Historia 18- La calma de los inviernos
Hace dos años que la chica de la sonrisa eterna convive con
la Esclerosis Múltiple.
Su bastón, apoyado junto a la ventana, guarda las marcas del tiempo como un
viejo diario. En él se leen los días buenos, los malos y esos intermedios donde
el cuerpo duda, pero el alma insiste.
A veces recuerda cómo todo empezó: aquel hormigueo en las
manos, el vértigo, los tropiezos que no tenían explicación. El miedo le
revolvía el sueño y la hacía despertar sobresaltada, como si el cuerpo gritara
cosas que el corazón aún no estaba lista para oír. El diagnóstico llegó
envuelto en silencio. No hubo grandes gestos, solo una frase médica que le
cambió el mapa de la vida.
Durante un tiempo, creyó que todo se detendría. Se sentó en
el sofá y dejó pasar los días mirando la lluvia caer. Pero el miedo, como la
tormenta, también pasa. Aprendió a esperarlo, no con resignación, sino con
paciencia. Tejía bufandas mientras pensaba en todo lo que aún podía hacer. “No
corro, pero creo, imagino, sigo aquí”, se repetía.

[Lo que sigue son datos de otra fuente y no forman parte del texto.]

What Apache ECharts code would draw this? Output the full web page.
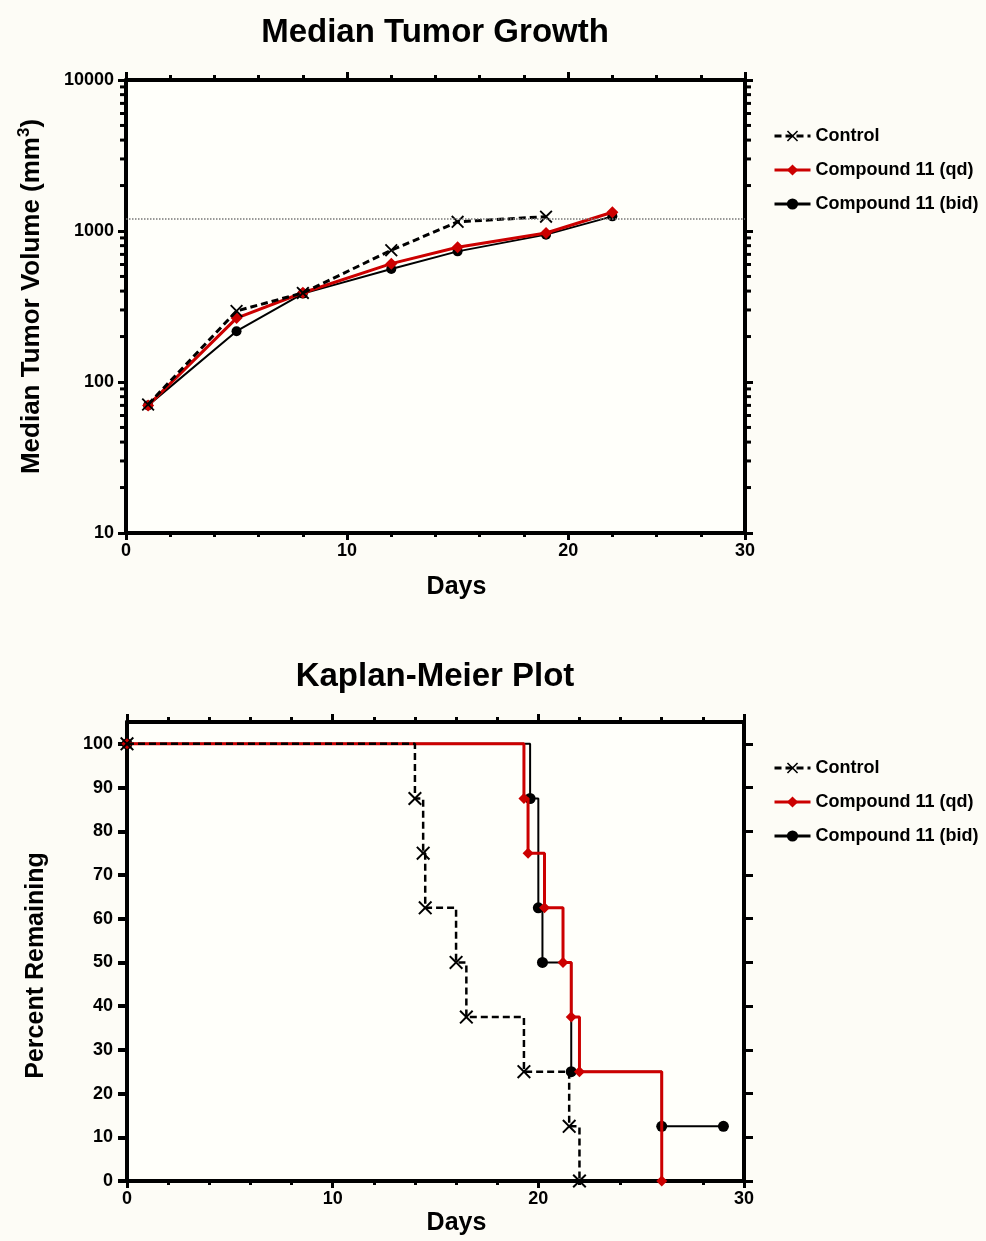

Descubrió que la vida no siempre se mide en carreras, sino
en pausas.
Que la fuerza no siempre ruge: a veces respira bajito, en la constancia, en la
calma, en la ternura con una misma.
Que hay belleza en aceptar los ritmos del cuerpo, como quien acepta los
inviernos sabiendo que, tarde o temprano, vuelve la primavera.
Empezó a salir de nuevo. Caminaba despacio por el parque,
observando cómo el viento movía las hojas. Cada paso era un pequeño triunfo. Se
permitía descansar sin culpa, reír sin miedo a tropezar, llorar sin esconderse.
Volvió a pintar, algo que había dejado años atrás. “Pintar es como vivir con EM
—pensaba—: a veces la mano tiembla, pero la imagen igual florece”.
Aprendió a escuchar su cuerpo sin reproches, a detenerse
cuando el cansancio llegaba, a celebrar los días en que las piernas respondían,
a agradecer los instantes de ligereza. Entendió que su fortaleza no estaba en
lo que hacía, sino en lo que seguía soñando.
Hoy, cuando el sol se cuela entre las cortinas, ella sonríe.
Su cuerpo avisa, pero su alma responde con serenidad.
Porque la EM, sin quererlo, le enseñó la lección más grande:
que vivir no es correr, sino permanecer.
Entre tazas de café y tardes lentas, sigue floreciendo.
No como antes, sino como ahora: más sabia, más serena, más ella.
Su vida ya no se mide en lo que perdió, sino en todo lo que descubrió en medio
del invierno:
una forma distinta —pero profundamente suya— de seguir siendo luz.